▸ Exercise
Bring together all lines of the material below that contain the string "chart".

▸ Material provided

-- begin --

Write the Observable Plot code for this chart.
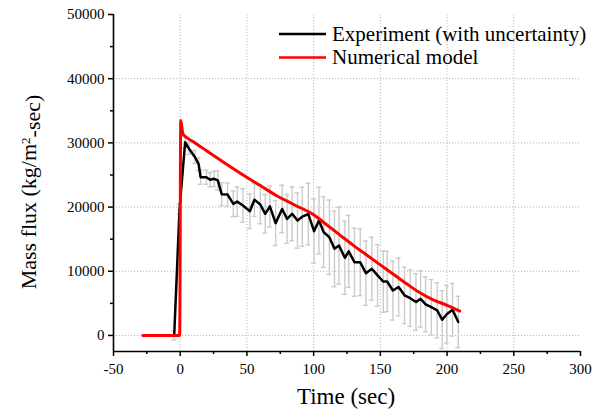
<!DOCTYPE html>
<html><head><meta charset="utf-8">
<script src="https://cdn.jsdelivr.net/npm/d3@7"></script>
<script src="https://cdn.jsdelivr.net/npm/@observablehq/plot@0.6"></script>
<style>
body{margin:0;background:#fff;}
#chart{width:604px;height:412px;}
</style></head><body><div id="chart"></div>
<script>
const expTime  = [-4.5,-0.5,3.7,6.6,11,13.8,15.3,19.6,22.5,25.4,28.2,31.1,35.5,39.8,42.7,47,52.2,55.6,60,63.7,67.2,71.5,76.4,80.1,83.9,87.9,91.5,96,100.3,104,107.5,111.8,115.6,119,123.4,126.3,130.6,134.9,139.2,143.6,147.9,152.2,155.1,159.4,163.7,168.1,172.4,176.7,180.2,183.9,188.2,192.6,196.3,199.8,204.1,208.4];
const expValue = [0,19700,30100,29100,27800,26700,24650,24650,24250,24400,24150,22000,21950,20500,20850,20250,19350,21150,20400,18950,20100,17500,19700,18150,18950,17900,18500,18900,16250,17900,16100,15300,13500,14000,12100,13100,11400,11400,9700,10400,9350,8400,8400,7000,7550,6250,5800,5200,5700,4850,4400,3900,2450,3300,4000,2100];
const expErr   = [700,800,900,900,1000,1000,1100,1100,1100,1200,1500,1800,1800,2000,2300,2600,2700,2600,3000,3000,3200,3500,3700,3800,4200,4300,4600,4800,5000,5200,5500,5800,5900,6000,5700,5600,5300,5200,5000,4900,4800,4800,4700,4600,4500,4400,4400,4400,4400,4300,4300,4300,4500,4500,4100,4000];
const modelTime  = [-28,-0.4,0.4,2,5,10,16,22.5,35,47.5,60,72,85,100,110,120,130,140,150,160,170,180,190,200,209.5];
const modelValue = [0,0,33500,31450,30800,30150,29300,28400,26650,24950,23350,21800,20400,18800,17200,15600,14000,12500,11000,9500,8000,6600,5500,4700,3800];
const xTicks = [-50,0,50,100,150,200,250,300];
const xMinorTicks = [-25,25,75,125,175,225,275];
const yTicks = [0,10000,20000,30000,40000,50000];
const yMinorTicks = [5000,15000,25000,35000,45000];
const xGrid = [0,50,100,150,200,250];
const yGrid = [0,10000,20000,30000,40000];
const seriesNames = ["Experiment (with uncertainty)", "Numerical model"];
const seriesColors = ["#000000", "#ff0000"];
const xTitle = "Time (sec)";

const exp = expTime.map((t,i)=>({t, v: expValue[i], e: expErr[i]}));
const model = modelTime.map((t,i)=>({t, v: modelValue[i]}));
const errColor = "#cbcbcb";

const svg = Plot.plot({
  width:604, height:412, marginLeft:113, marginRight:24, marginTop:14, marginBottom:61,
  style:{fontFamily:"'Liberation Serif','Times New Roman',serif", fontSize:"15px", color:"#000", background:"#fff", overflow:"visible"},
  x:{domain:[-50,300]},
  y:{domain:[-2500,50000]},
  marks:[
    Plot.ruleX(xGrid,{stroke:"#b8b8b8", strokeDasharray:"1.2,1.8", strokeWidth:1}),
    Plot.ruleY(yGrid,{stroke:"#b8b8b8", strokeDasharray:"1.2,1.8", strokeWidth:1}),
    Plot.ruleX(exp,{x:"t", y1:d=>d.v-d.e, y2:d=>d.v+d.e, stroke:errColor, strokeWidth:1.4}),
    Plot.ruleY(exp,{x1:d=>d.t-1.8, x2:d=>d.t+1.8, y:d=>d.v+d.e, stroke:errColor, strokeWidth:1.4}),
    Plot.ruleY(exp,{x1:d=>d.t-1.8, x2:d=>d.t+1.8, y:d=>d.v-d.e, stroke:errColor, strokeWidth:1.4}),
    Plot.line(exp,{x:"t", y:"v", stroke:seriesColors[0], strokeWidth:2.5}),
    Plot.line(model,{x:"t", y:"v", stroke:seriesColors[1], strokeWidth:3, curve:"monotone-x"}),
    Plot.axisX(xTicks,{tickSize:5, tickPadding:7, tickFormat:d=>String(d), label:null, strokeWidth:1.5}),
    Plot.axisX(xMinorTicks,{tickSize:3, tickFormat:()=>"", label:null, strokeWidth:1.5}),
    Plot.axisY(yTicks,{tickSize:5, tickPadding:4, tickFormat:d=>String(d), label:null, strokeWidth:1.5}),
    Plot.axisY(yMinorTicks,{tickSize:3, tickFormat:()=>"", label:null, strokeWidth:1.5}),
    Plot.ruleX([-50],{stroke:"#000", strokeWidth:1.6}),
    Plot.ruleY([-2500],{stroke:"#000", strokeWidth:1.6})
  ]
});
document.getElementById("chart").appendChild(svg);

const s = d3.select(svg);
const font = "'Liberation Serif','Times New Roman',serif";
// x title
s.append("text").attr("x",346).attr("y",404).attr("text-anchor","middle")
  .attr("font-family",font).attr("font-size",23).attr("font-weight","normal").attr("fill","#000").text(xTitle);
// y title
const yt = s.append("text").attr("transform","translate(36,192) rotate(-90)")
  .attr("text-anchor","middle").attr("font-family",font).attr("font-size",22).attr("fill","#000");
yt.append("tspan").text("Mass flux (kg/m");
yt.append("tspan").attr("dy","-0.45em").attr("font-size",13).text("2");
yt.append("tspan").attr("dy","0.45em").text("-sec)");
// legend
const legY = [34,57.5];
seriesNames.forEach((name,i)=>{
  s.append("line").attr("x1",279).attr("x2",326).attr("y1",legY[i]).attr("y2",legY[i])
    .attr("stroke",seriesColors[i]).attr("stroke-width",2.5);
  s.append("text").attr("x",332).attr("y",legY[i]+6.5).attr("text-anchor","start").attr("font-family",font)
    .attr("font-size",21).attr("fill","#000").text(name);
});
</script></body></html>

-- end --

▸ Reply to the task
Write the Observable Plot code for this chart.
#chart{width:604px;height:412px;}
</style></head><body><div id="chart"></div>
document.getElementById("chart").appendChild(svg);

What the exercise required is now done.